DARPA releases ECOLE BAA
On September 15, the Defense Advanced Research Projects Agency (DARPA) released the Environment-driven Conceptual Learning (ECOLE) broad agency announcement (BAA). Proposals are due by 12:00 p.m. Eastern on November 14.
DARPA is soliciting innovative proposals in the following areas of interest: human language technology, computer vision, artificial intelligence (AI), reasoning, and human-computer interaction. Proposed research should investigate innovative approaches that enable revolutionary advances in science, devices, or systems. Specifically excluded is research that primarily results in evolutionary improvements to the existing state of practice.
The United States Department of Defense (DoD) and Intelligence Community (IC) need computational systems that can robustly and automatically analyze large amounts of multimodal data. Furthermore, these computational systems need to be able to communicate and cooperate with human beings to resolve ambiguities and improve performance over time. The Environment-driven Conceptual Learning (ECOLE) Program will create AI agents capable of continually learning from linguistic and visual input to enable human-machine collaborative analysis of image, video, and multimedia documents during time-sensitive, mission-critical DoD analytic tasks, where reliability and robustness are essential.
ECOLE will transform current Machine Learning approaches by developing algorithms that can identify, represent, and ground the attributes that form the symbolic and contextual model for a particular object or activity through interactive learning with a human analyst. Knowledge of attributes and affordances, learned dynamically from data encountered within an analytic workflow, will enable joint reasoning with a human partner. This acquired knowledge will also enable the machine to recognize when an observed object or activity is novel, rather than misclassifying the newly observed objection or action as a member of a previously learned class, and readily learn a new symbolic representation through interaction with its human partner. Attribute-informed novelty detection will also enable the machine to detect changes in known objects and report these changes when they are significant.
ECOLE representations (“concepts”) must capture both the attributes (essential and incidental characteristics) and affordances (capabilities) of objects, as well as the component primitive actions and associated activity participants. For objects, these learned features will enable analysis of both physical properties and the potential interactions between this object and the environment, including surrounding objects. For activities, the learned features will enable both analysis of component sequences of actions and prediction of associated actions and participants in a partially observed scenario. In each case, achieving the requisite representations will involve using symbolic knowledge.

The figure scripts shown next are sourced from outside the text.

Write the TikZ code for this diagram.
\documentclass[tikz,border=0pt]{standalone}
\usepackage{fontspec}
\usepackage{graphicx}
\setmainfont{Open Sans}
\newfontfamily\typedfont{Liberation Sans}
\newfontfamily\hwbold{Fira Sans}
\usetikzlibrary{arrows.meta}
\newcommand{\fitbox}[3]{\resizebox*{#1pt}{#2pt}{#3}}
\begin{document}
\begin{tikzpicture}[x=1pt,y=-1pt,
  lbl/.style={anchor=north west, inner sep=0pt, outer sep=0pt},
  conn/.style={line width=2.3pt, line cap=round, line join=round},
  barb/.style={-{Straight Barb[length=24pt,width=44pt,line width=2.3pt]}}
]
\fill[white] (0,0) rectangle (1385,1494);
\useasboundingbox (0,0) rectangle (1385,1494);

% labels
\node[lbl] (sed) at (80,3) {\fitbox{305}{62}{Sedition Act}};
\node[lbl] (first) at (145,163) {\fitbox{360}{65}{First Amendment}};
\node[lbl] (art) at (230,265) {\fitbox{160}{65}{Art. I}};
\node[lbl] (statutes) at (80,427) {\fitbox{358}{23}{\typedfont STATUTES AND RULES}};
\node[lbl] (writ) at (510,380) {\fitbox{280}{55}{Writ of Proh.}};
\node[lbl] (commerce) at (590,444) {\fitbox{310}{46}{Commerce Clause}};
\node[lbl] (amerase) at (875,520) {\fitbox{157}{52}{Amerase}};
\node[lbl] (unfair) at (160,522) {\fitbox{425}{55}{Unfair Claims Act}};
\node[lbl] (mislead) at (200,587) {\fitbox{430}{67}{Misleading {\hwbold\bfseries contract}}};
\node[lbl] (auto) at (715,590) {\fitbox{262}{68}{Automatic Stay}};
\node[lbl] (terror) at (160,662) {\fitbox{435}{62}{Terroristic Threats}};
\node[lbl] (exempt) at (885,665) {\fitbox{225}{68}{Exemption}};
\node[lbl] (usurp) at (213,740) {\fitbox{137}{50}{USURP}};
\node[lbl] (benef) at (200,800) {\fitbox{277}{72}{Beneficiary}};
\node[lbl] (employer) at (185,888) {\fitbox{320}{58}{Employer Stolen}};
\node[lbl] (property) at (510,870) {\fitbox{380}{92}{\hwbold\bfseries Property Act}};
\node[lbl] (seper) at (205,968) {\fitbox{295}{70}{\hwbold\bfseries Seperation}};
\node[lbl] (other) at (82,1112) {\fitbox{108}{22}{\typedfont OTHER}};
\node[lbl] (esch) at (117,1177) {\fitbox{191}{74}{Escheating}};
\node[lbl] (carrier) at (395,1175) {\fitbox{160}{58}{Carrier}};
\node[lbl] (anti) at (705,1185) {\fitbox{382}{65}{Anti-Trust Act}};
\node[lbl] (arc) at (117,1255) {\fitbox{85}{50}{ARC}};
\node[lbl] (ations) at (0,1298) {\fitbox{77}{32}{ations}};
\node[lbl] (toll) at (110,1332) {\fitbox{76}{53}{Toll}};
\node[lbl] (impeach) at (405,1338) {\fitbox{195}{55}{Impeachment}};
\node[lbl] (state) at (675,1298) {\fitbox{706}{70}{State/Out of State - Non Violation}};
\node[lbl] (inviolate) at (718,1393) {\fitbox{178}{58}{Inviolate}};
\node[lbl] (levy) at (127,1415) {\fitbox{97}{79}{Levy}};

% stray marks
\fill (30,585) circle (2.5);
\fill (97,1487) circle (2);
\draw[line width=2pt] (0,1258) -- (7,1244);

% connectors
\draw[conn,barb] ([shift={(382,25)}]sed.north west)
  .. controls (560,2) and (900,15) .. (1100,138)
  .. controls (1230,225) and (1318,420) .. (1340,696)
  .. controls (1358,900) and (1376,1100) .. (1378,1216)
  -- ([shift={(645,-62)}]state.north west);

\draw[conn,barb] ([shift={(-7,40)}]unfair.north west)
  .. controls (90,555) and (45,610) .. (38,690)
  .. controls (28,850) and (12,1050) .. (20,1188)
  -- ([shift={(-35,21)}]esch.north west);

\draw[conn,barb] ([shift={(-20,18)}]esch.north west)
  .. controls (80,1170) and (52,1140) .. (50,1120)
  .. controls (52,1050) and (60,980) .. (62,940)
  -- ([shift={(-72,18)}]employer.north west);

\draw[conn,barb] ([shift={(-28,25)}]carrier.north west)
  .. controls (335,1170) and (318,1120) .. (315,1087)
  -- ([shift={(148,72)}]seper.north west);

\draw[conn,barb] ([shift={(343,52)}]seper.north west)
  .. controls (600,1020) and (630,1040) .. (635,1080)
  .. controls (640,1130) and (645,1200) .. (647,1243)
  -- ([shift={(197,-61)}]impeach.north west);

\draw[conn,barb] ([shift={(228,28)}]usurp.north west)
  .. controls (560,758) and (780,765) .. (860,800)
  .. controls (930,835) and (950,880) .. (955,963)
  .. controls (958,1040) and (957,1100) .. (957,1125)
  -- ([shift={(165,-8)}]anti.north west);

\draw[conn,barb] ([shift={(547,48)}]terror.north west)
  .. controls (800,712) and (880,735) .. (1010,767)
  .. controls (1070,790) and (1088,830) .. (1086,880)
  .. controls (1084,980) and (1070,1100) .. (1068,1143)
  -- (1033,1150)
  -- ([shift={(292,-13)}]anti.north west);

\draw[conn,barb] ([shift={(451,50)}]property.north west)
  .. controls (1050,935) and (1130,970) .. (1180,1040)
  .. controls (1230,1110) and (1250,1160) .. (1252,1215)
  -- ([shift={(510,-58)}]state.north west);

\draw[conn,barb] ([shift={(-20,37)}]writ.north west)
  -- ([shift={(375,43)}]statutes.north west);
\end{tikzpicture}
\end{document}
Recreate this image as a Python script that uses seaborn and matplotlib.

To achieve an extensible framework capable of instantiating an arbitrarily large (i.e., global-scale) web of knowledge representations, ECOLE systems will be required to learn symbolic object and activity representations, including the component properties and affordances, directly from unlabeled multimodal data. ECOLE systems will also need to be able to refine these representations through collaboration with a human partner. System interaction with human analysts is expected to be symbiotic, with the systems augmenting human cognitive capabilities while simultaneously seeking instruction and correction to achieve accuracy. With respect to capability development, ECOLE will structure the knowledge acquisition process as a form of distributed curriculum learning, with systems building increasingly complex and nuanced understandings of objects, activities, and their interrelationships via a combination of self-directed and human-informed, semi-structured learning from a set of diverse human experts.